WORK REQUIRED »
Copy the lines of the data below exactly, starting at the first and stopping after the line that contains "C_C2 = [0.25, 0.56, 1.27, 1.58, 1.63, 1.18, 0.73]"; include no pictures.

INFORMATION SHOWN »
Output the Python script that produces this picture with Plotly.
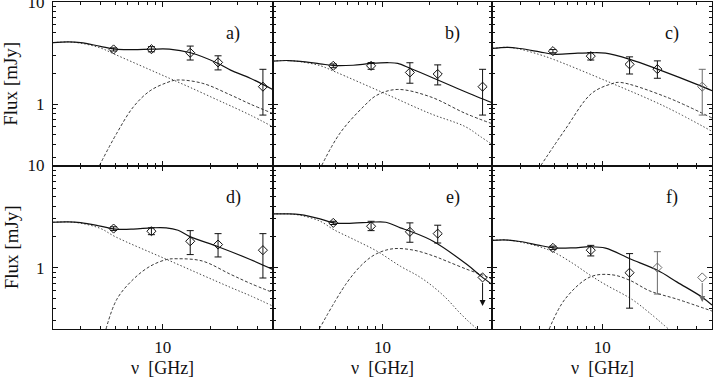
import numpy as np
import plotly.graph_objects as go
from plotly.subplots import make_subplots

# ---------------- observed data ----------------
NU_OBS = [4.86, 8.46, 14.94, 22.46, 43.34]

A_FLUX = [3.43, 3.45, 3.18, 2.56, 1.48]
A_EP = [0.12, 0.20, 0.52, 0.41, 0.71]
A_EM = [0.12, 0.20, 0.48, 0.40, 0.70]

B_FLUX = [2.37, 2.37, 2.04, 1.97, 1.48]
B_EP = [0.10, 0.18, 0.50, 0.45, 0.71]
B_EM = [0.10, 0.18, 0.44, 0.43, 0.70]

C_FLUX = [3.30, 2.95, 2.45, 2.20, 1.48]
C_EP = [0.12, 0.25, 0.45, 0.45, 0.71]
C_EM = [0.12, 0.25, 0.48, 0.41, 0.70]

D_FLUX = [2.41, 2.27, 1.81, 1.68, 1.48]
D_EP = [0.10, 0.18, 0.49, 0.47, 0.67]
D_EM = [0.10, 0.17, 0.47, 0.41, 0.69]

E_FLUX = [2.74, 2.54, 2.24, 2.15, 0.80]
E_EP = [0.10, 0.30, 0.50, 0.45, 0.0]
E_EM = [0.10, 0.24, 0.47, 0.41, 0.0]
E_LIMIT_TIP = 0.42

F_FLUX = [1.56, 1.48, 0.89, 1.00, 0.80]
F_EP = [0.06, 0.17, 0.48, 0.43, 0.0]
F_EM = [0.06, 0.18, 0.49, 0.45, 0.0]
F_LIMIT_TIP = 0.46

# grey error bars (index of point) per panel
GREY_POINTS = {"c": [4], "f": [3, 4]}

# ---------------- model curves ----------------
A_TOT_NU = [2, 2.5, 3, 4, 5, 6.5, 8.5, 11, 15, 22.5, 27, 36, 50]
A_TOT = [4.0, 4.06, 4.0, 3.68, 3.45, 3.42, 3.45, 3.45, 3.18, 2.5, 2.15, 1.79, 1.39]
A_C1_NU = [2, 2.5, 3, 4, 5, 8, 11, 15, 22.5, 27, 36, 50]
A_C1 = [4.0, 4.06, 3.95, 3.55, 3.05, 2.22, 1.79, 1.45, 1.09, 0.96, 0.78, 0.60]
A_C2_NU = [3.95, 5.1, 6.5, 8.3, 10.6, 12.3, 17.8, 26.9, 36, 50]
A_C2 = [0.25, 0.52, 0.94, 1.35, 1.62, 1.72, 1.60, 1.23, 1.0, 0.81]

B_TOT_NU = [2, 2.5, 3, 4, 5, 6.5, 8.5, 11, 12.5, 15, 22.5, 30, 40, 50]
B_TOT = [2.64, 2.67, 2.62, 2.48, 2.38, 2.40, 2.50, 2.54, 2.50, 2.24, 1.72, 1.42, 1.18, 1.03]
B_C1_NU = [2, 2.5, 3, 4, 5, 10, 20, 33.7, 42, 50]
B_C1 = [2.64, 2.67, 2.60, 2.38, 2.07, 1.30, 0.81, 0.60, 0.48, 0.40]
B_C2_NU = [4.1, 5.37, 7.6, 9.2, 12.4, 20.1, 33.7, 50]
B_C2 = [0.25, 0.52, 0.95, 1.22, 1.39, 1.18, 0.81, 0.64]

C_TOT_NU = [2, 2.5, 3, 4, 4.9, 7, 8.5, 10.5, 15, 22.5, 43.5, 50]
C_TOT = [3.51, 3.60, 3.50, 3.25, 3.08, 3.15, 3.18, 3.15, 2.74, 2.20, 1.48, 1.35]
C_C1_NU = [2, 2.5, 3, 4, 4.9, 11.5, 25.3, 50]
C_C1 = [3.51, 3.60, 3.45, 3.05, 2.74, 1.60, 0.94, 0.54]
C_C2_NU = [4.07, 5.8, 8.56, 11.5, 13, 25.3, 50]
C_C2 = [0.25, 0.56, 1.27, 1.58, 1.63, 1.18, 0.73]

D_TOT_NU = [2, 2.5, 3, 4, 5, 6.5, 8.5, 10.5, 12.5, 15, 22.5, 36, 50]
D_TOT = [2.78, 2.80, 2.75, 2.55, 2.38, 2.38, 2.45, 2.45, 2.32, 2.0, 1.6, 1.2, 0.96]
D_C1_NU = [2, 2.5, 3, 4, 5, 10.6, 26.9, 36, 50]
D_C1 = [2.78, 2.80, 2.72, 2.42, 2.0, 1.2, 0.64, 0.53, 0.42]
D_C2_NU = [4.35, 5.1, 6.5, 8.3, 10.6, 12.3, 17.8, 26.9, 36, 50]
D_C2 = [0.25, 0.49, 0.77, 1.03, 1.2, 1.22, 1.16, 0.86, 0.70, 0.57]

E_TOT_NU = [2, 2.5, 3, 4, 4.9, 6.5, 8.4, 10.5, 13, 15, 21, 34.5, 42.5, 50]
E_TOT = [3.35, 3.36, 3.30, 3.0, 2.74, 2.72, 2.78, 2.78, 2.45, 2.27, 1.81, 1.07, 0.82, 0.68]
E_C1_NU = [2, 2.5, 3, 4, 4.9, 6.5, 9.2, 13, 17, 21, 25.8, 30, 35, 40]
E_C1 = [3.35, 3.36, 3.25, 2.85, 2.35, 1.9, 1.45, 1.03, 0.82, 0.65, 0.49, 0.38, 0.30, 0.25]
E_C2_NU = [3.96, 5.93, 7.6, 9.2, 11.7, 15.8, 21.1, 25.8, 34.5, 42, 50]
E_C2 = [0.25, 0.71, 1.11, 1.37, 1.53, 1.48, 1.30, 1.15, 0.96, 0.86, 0.77]

F_TOT_NU = [2, 2.5, 3, 4, 4.9, 6.5, 8.4, 10.5, 15, 22.5, 30, 43.5, 50]
F_TOT = [1.85, 1.86, 1.80, 1.65, 1.56, 1.56, 1.60, 1.55, 1.22, 0.94, 0.72, 0.51, 0.43]
F_C1_NU = [2, 2.5, 3, 4, 4.9, 6.5, 8.4, 10.5, 15.4, 20, 26.4]
F_C1 = [1.85, 1.86, 1.78, 1.60, 1.42, 1.10, 0.84, 0.68, 0.49, 0.36, 0.25]
F_C2_NU = [4.6, 5.8, 8.4, 11.5, 15, 20.1, 30, 50]
F_C2 = [0.25, 0.49, 0.81, 0.85, 0.75, 0.59, 0.49, 0.375]

PANEL_LABELS = ["a)", "b)", "c)", "d)", "e)", "f)"]
X_TITLE = "\u03bd  [GHz]"
Y_TITLE = "Flux [mJy]"

X_RANGE = [2, 50]
Y_RANGE = [0.25, 10]
X_TICKS = [10]
X_MINOR = [2, 3, 4, 5, 6, 7, 8, 9, 20, 30, 40]
Y_TICKS = [1, 10]
Y_MINOR = [0.3, 0.4, 0.5, 0.6, 0.7, 0.8, 0.9, 2, 3, 4, 5, 6, 7, 8, 9]

panels = [
    dict(key="a", r=1, c=1, flux=A_FLUX, ep=A_EP, em=A_EM, lim=None,
         tot=(A_TOT_NU, A_TOT), c1=(A_C1_NU, A_C1), c2=(A_C2_NU, A_C2)),
    dict(key="b", r=1, c=2, flux=B_FLUX, ep=B_EP, em=B_EM, lim=None,
         tot=(B_TOT_NU, B_TOT), c1=(B_C1_NU, B_C1), c2=(B_C2_NU, B_C2)),
    dict(key="c", r=1, c=3, flux=C_FLUX, ep=C_EP, em=C_EM, lim=None,
         tot=(C_TOT_NU, C_TOT), c1=(C_C1_NU, C_C1), c2=(C_C2_NU, C_C2)),
    dict(key="d", r=2, c=1, flux=D_FLUX, ep=D_EP, em=D_EM, lim=None,
         tot=(D_TOT_NU, D_TOT), c1=(D_C1_NU, D_C1), c2=(D_C2_NU, D_C2)),
    dict(key="e", r=2, c=2, flux=E_FLUX, ep=E_EP, em=E_EM, lim=E_LIMIT_TIP,
         tot=(E_TOT_NU, E_TOT), c1=(E_C1_NU, E_C1), c2=(E_C2_NU, E_C2)),
    dict(key="f", r=2, c=3, flux=F_FLUX, ep=F_EP, em=F_EM, lim=F_LIMIT_TIP,
         tot=(F_TOT_NU, F_TOT), c1=(F_C1_NU, F_C1), c2=(F_C2_NU, F_C2)),
]

W, H = 713, 377
ML, MR, MT, MB = 53, 1, 2, 48

fig = make_subplots(rows=2, cols=3, horizontal_spacing=0, vertical_spacing=0)

FONT = "Liberation Serif, Times New Roman, serif"
BLACK = "#111111"
GREY = "#6a6a6a"

for i, p in enumerate(panels):
    r, c = p["r"], p["c"]
    xa = "x" if i == 0 else "x%d" % (i + 1)
    ya = "y" if i == 0 else "y%d" % (i + 1)
    fig.add_trace(go.Scatter(x=p["c1"][0], y=p["c1"][1], mode="lines",
                             line=dict(color="#333333", width=0.9, dash="1.5px,2px", shape="spline"),
                             showlegend=False, hoverinfo="skip"), row=r, col=c)
    fig.add_trace(go.Scatter(x=p["c2"][0], y=p["c2"][1], mode="lines",
                             line=dict(color="#222222", width=0.9, dash="3px,2px", shape="spline"),
                             showlegend=False, hoverinfo="skip"), row=r, col=c)
    fig.add_trace(go.Scatter(x=p["tot"][0], y=p["tot"][1], mode="lines",
                             line=dict(color=BLACK, width=1.2, shape="spline"),
                             showlegend=False, hoverinfo="skip"), row=r, col=c)
    greys = GREY_POINTS.get(p["key"], [])
    n = len(NU_OBS)
    for j in range(n):
        is_lim = p["lim"] is not None and j == n - 1
        col = GREY if j in greys else BLACK
        if is_lim:
            fig.add_trace(go.Scatter(x=[NU_OBS[j]], y=[p["flux"][j]], mode="markers",
                                     marker=dict(symbol="diamond-open", size=7, color=col,
                                                 line=dict(width=1, color=col)),
                                     showlegend=False, hoverinfo="skip"), row=r, col=c)
            fig.add_annotation(x=np.log10(NU_OBS[j]), y=np.log10(p["lim"]),
                               ax=np.log10(NU_OBS[j]), ay=np.log10(p["flux"][j]),
                               xref=xa, yref=ya, axref=xa, ayref=ya,
                               showarrow=True, arrowhead=2, arrowsize=1.2, arrowwidth=1,
                               arrowcolor=col, text="", standoff=0, startstandoff=4)
        else:
            fig.add_trace(go.Scatter(x=[NU_OBS[j]], y=[p["flux"][j]], mode="markers",
                                     marker=dict(symbol="diamond-open", size=7, color=col,
                                                 line=dict(width=1, color=col)),
                                     error_y=dict(type="data", symmetric=False,
                                                  array=[p["ep"][j]], arrayminus=[p["em"][j]],
                                                  color=col, thickness=1, width=3.5),
                                     showlegend=False, hoverinfo="skip"), row=r, col=c)
    fig.add_annotation(text=PANEL_LABELS[i], xref=xa + " domain", yref=ya + " domain",
                       x=0.82, y=0.805, xanchor="center", yanchor="middle", showarrow=False,
                       font=dict(family=FONT, size=18, color=BLACK))
    if r == 2:
        fig.add_annotation(text=X_TITLE, xref=xa + " domain", yref="paper",
                           x=0.5, y=-(368.5 - (H - MB)) / (H - MT - MB),
                           xanchor="center", yanchor="middle", showarrow=False,
                           font=dict(family=FONT, size=18, color=BLACK))
    if c == 1:
        fig.add_annotation(text=Y_TITLE, xref="paper", yref=ya + " domain",
                           x=-(ML - 11) / (W - ML - MR), y=0.5, textangle=-90,
                           xanchor="center", yanchor="middle", showarrow=False,
                           font=dict(family=FONT, size=19, color=BLACK))

axis_common = dict(showline=True, linecolor=BLACK, linewidth=1, mirror="allticks",
                   ticks="inside", ticklen=5, tickwidth=1, tickcolor=BLACK,
                   showgrid=False, zeroline=False, automargin=False,
                   ticklabeloverflow="allow",
                   tickfont=dict(family=FONT, size=17, color=BLACK))

for r in (1, 2):
    for c in (1, 2, 3):
        fig.update_xaxes(type="log", range=[np.log10(X_RANGE[0]), np.log10(X_RANGE[1])],
                         tickvals=X_TICKS, ticktext=[str(v) for v in X_TICKS],
                         showticklabels=(r == 2),
                         minor=dict(tickvals=X_MINOR, ticklen=3, ticks="inside",
                                    tickcolor=BLACK, showgrid=False),
                         ticklabelstandoff=3,
                         row=r, col=c, **axis_common)
        fig.update_yaxes(type="log", range=[np.log10(Y_RANGE[0]), np.log10(Y_RANGE[1])],
                         tickvals=Y_TICKS, ticktext=[str(v) for v in Y_TICKS],
                         showticklabels=(c == 1),
                         minor=dict(tickvals=Y_MINOR, ticklen=3, ticks="inside",
                                    tickcolor=BLACK, showgrid=False),
                         ticklabelstandoff=4,
                         row=r, col=c, **axis_common)

fig.update_layout(width=W, height=H, margin=dict(l=ML, r=MR, t=MT, b=MB, autoexpand=False),
                  paper_bgcolor="white", plot_bgcolor="white",
                  font=dict(family=FONT, color=BLACK), showlegend=False)

fig.write_html("out.html", config={"displayModeBar": False},
               post_script="document.body.style.margin='0';document.body.style.overflow='hidden';")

ANSWER TO THE TASK »
Output the Python script that produces this picture with Plotly.
import numpy as np
import plotly.graph_objects as go
from plotly.subplots import make_subplots

# ---------------- observed data ----------------
NU_OBS = [4.86, 8.46, 14.94, 22.46, 43.34]

A_FLUX = [3.43, 3.45, 3.18, 2.56, 1.48]
A_EP = [0.12, 0.20, 0.52, 0.41, 0.71]
A_EM = [0.12, 0.20, 0.48, 0.40, 0.70]

B_FLUX = [2.37, 2.37, 2.04, 1.97, 1.48]
B_EP = [0.10, 0.18, 0.50, 0.45, 0.71]
B_EM = [0.10, 0.18, 0.44, 0.43, 0.70]

C_FLUX = [3.30, 2.95, 2.45, 2.20, 1.48]
C_EP = [0.12, 0.25, 0.45, 0.45, 0.71]
C_EM = [0.12, 0.25, 0.48, 0.41, 0.70]

D_FLUX = [2.41, 2.27, 1.81, 1.68, 1.48]
D_EP = [0.10, 0.18, 0.49, 0.47, 0.67]
D_EM = [0.10, 0.17, 0.47, 0.41, 0.69]

E_FLUX = [2.74, 2.54, 2.24, 2.15, 0.80]
E_EP = [0.10, 0.30, 0.50, 0.45, 0.0]
E_EM = [0.10, 0.24, 0.47, 0.41, 0.0]
E_LIMIT_TIP = 0.42

F_FLUX = [1.56, 1.48, 0.89, 1.00, 0.80]
F_EP = [0.06, 0.17, 0.48, 0.43, 0.0]
F_EM = [0.06, 0.18, 0.49, 0.45, 0.0]
F_LIMIT_TIP = 0.46

# grey error bars (index of point) per panel
GREY_POINTS = {"c": [4], "f": [3, 4]}

# ---------------- model curves ----------------
A_TOT_NU = [2, 2.5, 3, 4, 5, 6.5, 8.5, 11, 15, 22.5, 27, 36, 50]
A_TOT = [4.0, 4.06, 4.0, 3.68, 3.45, 3.42, 3.45, 3.45, 3.18, 2.5, 2.15, 1.79, 1.39]
A_C1_NU = [2, 2.5, 3, 4, 5, 8, 11, 15, 22.5, 27, 36, 50]
A_C1 = [4.0, 4.06, 3.95, 3.55, 3.05, 2.22, 1.79, 1.45, 1.09, 0.96, 0.78, 0.60]
A_C2_NU = [3.95, 5.1, 6.5, 8.3, 10.6, 12.3, 17.8, 26.9, 36, 50]
A_C2 = [0.25, 0.52, 0.94, 1.35, 1.62, 1.72, 1.60, 1.23, 1.0, 0.81]

B_TOT_NU = [2, 2.5, 3, 4, 5, 6.5, 8.5, 11, 12.5, 15, 22.5, 30, 40, 50]
B_TOT = [2.64, 2.67, 2.62, 2.48, 2.38, 2.40, 2.50, 2.54, 2.50, 2.24, 1.72, 1.42, 1.18, 1.03]
B_C1_NU = [2, 2.5, 3, 4, 5, 10, 20, 33.7, 42, 50]
B_C1 = [2.64, 2.67, 2.60, 2.38, 2.07, 1.30, 0.81, 0.60, 0.48, 0.40]
B_C2_NU = [4.1, 5.37, 7.6, 9.2, 12.4, 20.1, 33.7, 50]
B_C2 = [0.25, 0.52, 0.95, 1.22, 1.39, 1.18, 0.81, 0.64]

C_TOT_NU = [2, 2.5, 3, 4, 4.9, 7, 8.5, 10.5, 15, 22.5, 43.5, 50]
C_TOT = [3.51, 3.60, 3.50, 3.25, 3.08, 3.15, 3.18, 3.15, 2.74, 2.20, 1.48, 1.35]
C_C1_NU = [2, 2.5, 3, 4, 4.9, 11.5, 25.3, 50]
C_C1 = [3.51, 3.60, 3.45, 3.05, 2.74, 1.60, 0.94, 0.54]
C_C2_NU = [4.07, 5.8, 8.56, 11.5, 13, 25.3, 50]
C_C2 = [0.25, 0.56, 1.27, 1.58, 1.63, 1.18, 0.73]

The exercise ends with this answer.